DATA EXCERPT:
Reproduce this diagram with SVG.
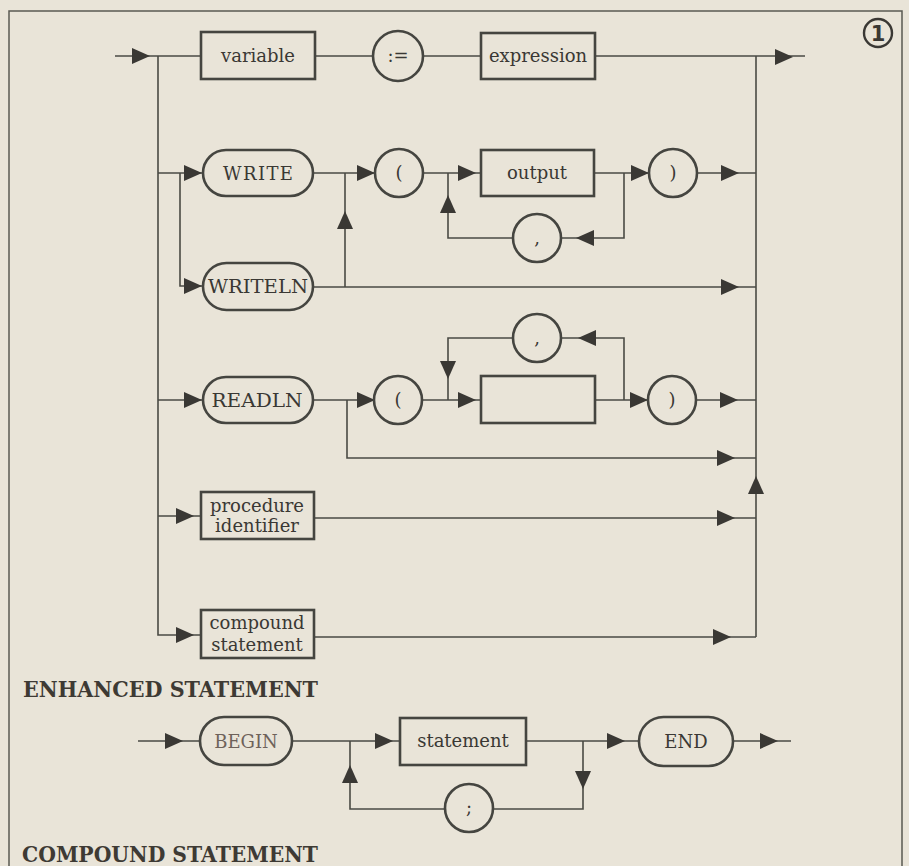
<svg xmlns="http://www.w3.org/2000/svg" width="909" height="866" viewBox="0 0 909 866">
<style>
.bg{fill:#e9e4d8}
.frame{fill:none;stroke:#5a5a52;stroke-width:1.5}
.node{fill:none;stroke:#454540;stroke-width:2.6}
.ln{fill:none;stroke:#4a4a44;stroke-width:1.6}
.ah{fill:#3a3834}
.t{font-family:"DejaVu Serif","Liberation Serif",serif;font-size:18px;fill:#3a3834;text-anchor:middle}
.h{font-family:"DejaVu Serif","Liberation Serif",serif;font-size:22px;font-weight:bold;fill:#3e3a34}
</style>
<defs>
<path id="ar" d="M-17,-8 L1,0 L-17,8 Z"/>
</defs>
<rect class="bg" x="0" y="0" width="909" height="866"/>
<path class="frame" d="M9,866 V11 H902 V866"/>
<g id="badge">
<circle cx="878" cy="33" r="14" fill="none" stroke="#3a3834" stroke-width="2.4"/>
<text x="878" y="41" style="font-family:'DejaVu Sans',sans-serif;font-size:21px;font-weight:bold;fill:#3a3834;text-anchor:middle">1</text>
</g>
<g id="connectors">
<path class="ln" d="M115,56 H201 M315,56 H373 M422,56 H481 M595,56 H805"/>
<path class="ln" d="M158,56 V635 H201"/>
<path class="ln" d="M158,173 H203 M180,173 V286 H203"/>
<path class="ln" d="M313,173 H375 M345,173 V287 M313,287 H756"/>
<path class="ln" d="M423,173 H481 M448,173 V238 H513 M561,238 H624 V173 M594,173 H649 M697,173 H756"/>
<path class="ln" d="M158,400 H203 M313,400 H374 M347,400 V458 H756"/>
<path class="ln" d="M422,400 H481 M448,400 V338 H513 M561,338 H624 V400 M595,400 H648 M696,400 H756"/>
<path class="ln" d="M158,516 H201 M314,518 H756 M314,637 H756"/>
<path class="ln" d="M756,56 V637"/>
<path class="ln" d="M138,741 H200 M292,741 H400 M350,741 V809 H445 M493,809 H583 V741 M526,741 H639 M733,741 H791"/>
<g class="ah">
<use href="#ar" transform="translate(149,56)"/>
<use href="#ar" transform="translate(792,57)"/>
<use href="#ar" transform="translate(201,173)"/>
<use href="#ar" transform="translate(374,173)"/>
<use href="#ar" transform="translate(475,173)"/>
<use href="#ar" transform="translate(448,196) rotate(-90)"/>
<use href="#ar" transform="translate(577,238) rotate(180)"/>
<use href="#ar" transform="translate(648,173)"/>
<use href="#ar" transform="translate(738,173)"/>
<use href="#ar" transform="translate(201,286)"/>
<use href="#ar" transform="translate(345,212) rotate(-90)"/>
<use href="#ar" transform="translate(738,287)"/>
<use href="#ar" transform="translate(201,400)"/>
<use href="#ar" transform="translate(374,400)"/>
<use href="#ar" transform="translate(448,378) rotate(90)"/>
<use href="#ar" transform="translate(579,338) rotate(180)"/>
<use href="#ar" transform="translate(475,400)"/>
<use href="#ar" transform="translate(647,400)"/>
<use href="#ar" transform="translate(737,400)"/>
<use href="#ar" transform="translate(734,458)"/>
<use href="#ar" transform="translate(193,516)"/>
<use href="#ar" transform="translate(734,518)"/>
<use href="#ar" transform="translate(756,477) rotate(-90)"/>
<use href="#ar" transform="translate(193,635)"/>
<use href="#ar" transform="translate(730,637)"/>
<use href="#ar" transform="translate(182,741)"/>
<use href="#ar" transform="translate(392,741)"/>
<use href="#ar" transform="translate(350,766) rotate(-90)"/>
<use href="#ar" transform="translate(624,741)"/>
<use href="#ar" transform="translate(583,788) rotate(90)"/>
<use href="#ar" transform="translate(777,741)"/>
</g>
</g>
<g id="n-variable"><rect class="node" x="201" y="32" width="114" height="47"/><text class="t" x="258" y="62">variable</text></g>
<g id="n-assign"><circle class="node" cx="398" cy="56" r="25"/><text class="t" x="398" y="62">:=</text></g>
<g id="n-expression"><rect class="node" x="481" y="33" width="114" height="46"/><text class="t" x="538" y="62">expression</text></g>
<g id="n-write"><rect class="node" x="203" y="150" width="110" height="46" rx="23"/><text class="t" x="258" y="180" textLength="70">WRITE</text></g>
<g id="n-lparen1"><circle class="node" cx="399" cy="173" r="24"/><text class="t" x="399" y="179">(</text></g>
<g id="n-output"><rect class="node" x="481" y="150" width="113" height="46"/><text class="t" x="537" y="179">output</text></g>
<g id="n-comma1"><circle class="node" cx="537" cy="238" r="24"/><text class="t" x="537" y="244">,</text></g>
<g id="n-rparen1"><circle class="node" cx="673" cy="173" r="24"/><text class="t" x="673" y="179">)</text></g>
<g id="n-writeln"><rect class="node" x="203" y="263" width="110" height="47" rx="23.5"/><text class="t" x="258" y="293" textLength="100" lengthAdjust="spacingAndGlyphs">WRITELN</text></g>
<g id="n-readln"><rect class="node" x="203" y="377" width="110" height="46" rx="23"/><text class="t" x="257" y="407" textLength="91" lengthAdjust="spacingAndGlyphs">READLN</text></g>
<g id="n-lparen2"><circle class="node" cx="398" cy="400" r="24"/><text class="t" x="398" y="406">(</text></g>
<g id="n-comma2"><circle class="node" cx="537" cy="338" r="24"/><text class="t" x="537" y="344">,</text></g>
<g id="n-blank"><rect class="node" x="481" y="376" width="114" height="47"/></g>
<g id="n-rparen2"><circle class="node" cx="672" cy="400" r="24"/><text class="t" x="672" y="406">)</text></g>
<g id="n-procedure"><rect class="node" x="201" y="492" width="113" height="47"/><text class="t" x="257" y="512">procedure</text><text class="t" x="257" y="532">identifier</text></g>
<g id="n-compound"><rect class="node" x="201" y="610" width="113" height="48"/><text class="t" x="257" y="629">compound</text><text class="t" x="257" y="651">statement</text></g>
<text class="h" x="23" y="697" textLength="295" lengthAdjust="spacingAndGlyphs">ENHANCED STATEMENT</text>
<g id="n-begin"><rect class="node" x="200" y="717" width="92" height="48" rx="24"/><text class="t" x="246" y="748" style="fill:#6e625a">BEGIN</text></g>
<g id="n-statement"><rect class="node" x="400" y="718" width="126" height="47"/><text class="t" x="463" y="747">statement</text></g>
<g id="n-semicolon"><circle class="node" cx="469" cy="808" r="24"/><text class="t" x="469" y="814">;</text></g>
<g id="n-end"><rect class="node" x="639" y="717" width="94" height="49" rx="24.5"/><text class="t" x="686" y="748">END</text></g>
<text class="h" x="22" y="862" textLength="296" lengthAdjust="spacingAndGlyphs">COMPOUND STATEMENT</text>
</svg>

BRIEF:
Give the data again exactly as written, with all pictures left out.

TASK OUTPUT:
Reproduce this diagram with SVG.
<svg xmlns="http://www.w3.org/2000/svg" width="909" height="866" viewBox="0 0 909 866">
<style>
.bg{fill:#e9e4d8}
.frame{fill:none;stroke:#5a5a52;stroke-width:1.5}
.node{fill:none;stroke:#454540;stroke-width:2.6}
.ln{fill:none;stroke:#4a4a44;stroke-width:1.6}
.ah{fill:#3a3834}
.t{font-family:"DejaVu Serif","Liberation Serif",serif;font-size:18px;fill:#3a3834;text-anchor:middle}
.h{font-family:"DejaVu Serif","Liberation Serif",serif;font-size:22px;font-weight:bold;fill:#3e3a34}
</style>
<defs>
<path id="ar" d="M-17,-8 L1,0 L-17,8 Z"/>
</defs>
<rect class="bg" x="0" y="0" width="909" height="866"/>
<path class="frame" d="M9,866 V11 H902 V866"/>
<g id="badge">
<circle cx="878" cy="33" r="14" fill="none" stroke="#3a3834" stroke-width="2.4"/>
<text x="878" y="41" style="font-family:'DejaVu Sans',sans-serif;font-size:21px;font-weight:bold;fill:#3a3834;text-anchor:middle">1</text>
</g>
<g id="connectors">
<path class="ln" d="M115,56 H201 M315,56 H373 M422,56 H481 M595,56 H805"/>
<path class="ln" d="M158,56 V635 H201"/>
<path class="ln" d="M158,173 H203 M180,173 V286 H203"/>
<path class="ln" d="M313,173 H375 M345,173 V287 M313,287 H756"/>
<path class="ln" d="M423,173 H481 M448,173 V238 H513 M561,238 H624 V173 M594,173 H649 M697,173 H756"/>
<path class="ln" d="M158,400 H203 M313,400 H374 M347,400 V458 H756"/>
<path class="ln" d="M422,400 H481 M448,400 V338 H513 M561,338 H624 V400 M595,400 H648 M696,400 H756"/>
<path class="ln" d="M158,516 H201 M314,518 H756 M314,637 H756"/>
<path class="ln" d="M756,56 V637"/>
<path class="ln" d="M138,741 H200 M292,741 H400 M350,741 V809 H445 M493,809 H583 V741 M526,741 H639 M733,741 H791"/>
<g class="ah">
<use href="#ar" transform="translate(149,56)"/>
<use href="#ar" transform="translate(792,57)"/>
<use href="#ar" transform="translate(201,173)"/>
<use href="#ar" transform="translate(374,173)"/>
<use href="#ar" transform="translate(475,173)"/>
<use href="#ar" transform="translate(448,196) rotate(-90)"/>
<use href="#ar" transform="translate(577,238) rotate(180)"/>
<use href="#ar" transform="translate(648,173)"/>
<use href="#ar" transform="translate(738,173)"/>
<use href="#ar" transform="translate(201,286)"/>
<use href="#ar" transform="translate(345,212) rotate(-90)"/>
<use href="#ar" transform="translate(738,287)"/>
<use href="#ar" transform="translate(201,400)"/>
<use href="#ar" transform="translate(374,400)"/>
<use href="#ar" transform="translate(448,378) rotate(90)"/>
<use href="#ar" transform="translate(579,338) rotate(180)"/>
<use href="#ar" transform="translate(475,400)"/>
<use href="#ar" transform="translate(647,400)"/>
<use href="#ar" transform="translate(737,400)"/>
<use href="#ar" transform="translate(734,458)"/>
<use href="#ar" transform="translate(193,516)"/>
<use href="#ar" transform="translate(734,518)"/>
<use href="#ar" transform="translate(756,477) rotate(-90)"/>
<use href="#ar" transform="translate(193,635)"/>
<use href="#ar" transform="translate(730,637)"/>
<use href="#ar" transform="translate(182,741)"/>
<use href="#ar" transform="translate(392,741)"/>
<use href="#ar" transform="translate(350,766) rotate(-90)"/>
<use href="#ar" transform="translate(624,741)"/>
<use href="#ar" transform="translate(583,788) rotate(90)"/>
<use href="#ar" transform="translate(777,741)"/>
</g>
</g>
<g id="n-variable"><rect class="node" x="201" y="32" width="114" height="47"/><text class="t" x="258" y="62">variable</text></g>
<g id="n-assign"><circle class="node" cx="398" cy="56" r="25"/><text class="t" x="398" y="62">:=</text></g>
<g id="n-expression"><rect class="node" x="481" y="33" width="114" height="46"/><text class="t" x="538" y="62">expression</text></g>
<g id="n-write"><rect class="node" x="203" y="150" width="110" height="46" rx="23"/><text class="t" x="258" y="180" textLength="70">WRITE</text></g>
<g id="n-lparen1"><circle class="node" cx="399" cy="173" r="24"/><text class="t" x="399" y="179">(</text></g>
<g id="n-output"><rect class="node" x="481" y="150" width="113" height="46"/><text class="t" x="537" y="179">output</text></g>
<g id="n-comma1"><circle class="node" cx="537" cy="238" r="24"/><text class="t" x="537" y="244">,</text></g>
<g id="n-rparen1"><circle class="node" cx="673" cy="173" r="24"/><text class="t" x="673" y="179">)</text></g>
<g id="n-writeln"><rect class="node" x="203" y="263" width="110" height="47" rx="23.5"/><text class="t" x="258" y="293" textLength="100" lengthAdjust="spacingAndGlyphs">WRITELN</text></g>
<g id="n-readln"><rect class="node" x="203" y="377" width="110" height="46" rx="23"/><text class="t" x="257" y="407" textLength="91" lengthAdjust="spacingAndGlyphs">READLN</text></g>
<g id="n-lparen2"><circle class="node" cx="398" cy="400" r="24"/><text class="t" x="398" y="406">(</text></g>
<g id="n-comma2"><circle class="node" cx="537" cy="338" r="24"/><text class="t" x="537" y="344">,</text></g>
<g id="n-blank"><rect class="node" x="481" y="376" width="114" height="47"/></g>
<g id="n-rparen2"><circle class="node" cx="672" cy="400" r="24"/><text class="t" x="672" y="406">)</text></g>
<g id="n-procedure"><rect class="node" x="201" y="492" width="113" height="47"/><text class="t" x="257" y="512">procedure</text><text class="t" x="257" y="532">identifier</text></g>
<g id="n-compound"><rect class="node" x="201" y="610" width="113" height="48"/><text class="t" x="257" y="629">compound</text><text class="t" x="257" y="651">statement</text></g>
<text class="h" x="23" y="697" textLength="295" lengthAdjust="spacingAndGlyphs">ENHANCED STATEMENT</text>
<g id="n-begin"><rect class="node" x="200" y="717" width="92" height="48" rx="24"/><text class="t" x="246" y="748" style="fill:#6e625a">BEGIN</text></g>
<g id="n-statement"><rect class="node" x="400" y="718" width="126" height="47"/><text class="t" x="463" y="747">statement</text></g>
<g id="n-semicolon"><circle class="node" cx="469" cy="808" r="24"/><text class="t" x="469" y="814">;</text></g>
<g id="n-end"><rect class="node" x="639" y="717" width="94" height="49" rx="24.5"/><text class="t" x="686" y="748">END</text></g>
<text class="h" x="22" y="862" textLength="296" lengthAdjust="spacingAndGlyphs">COMPOUND STATEMENT</text>
</svg>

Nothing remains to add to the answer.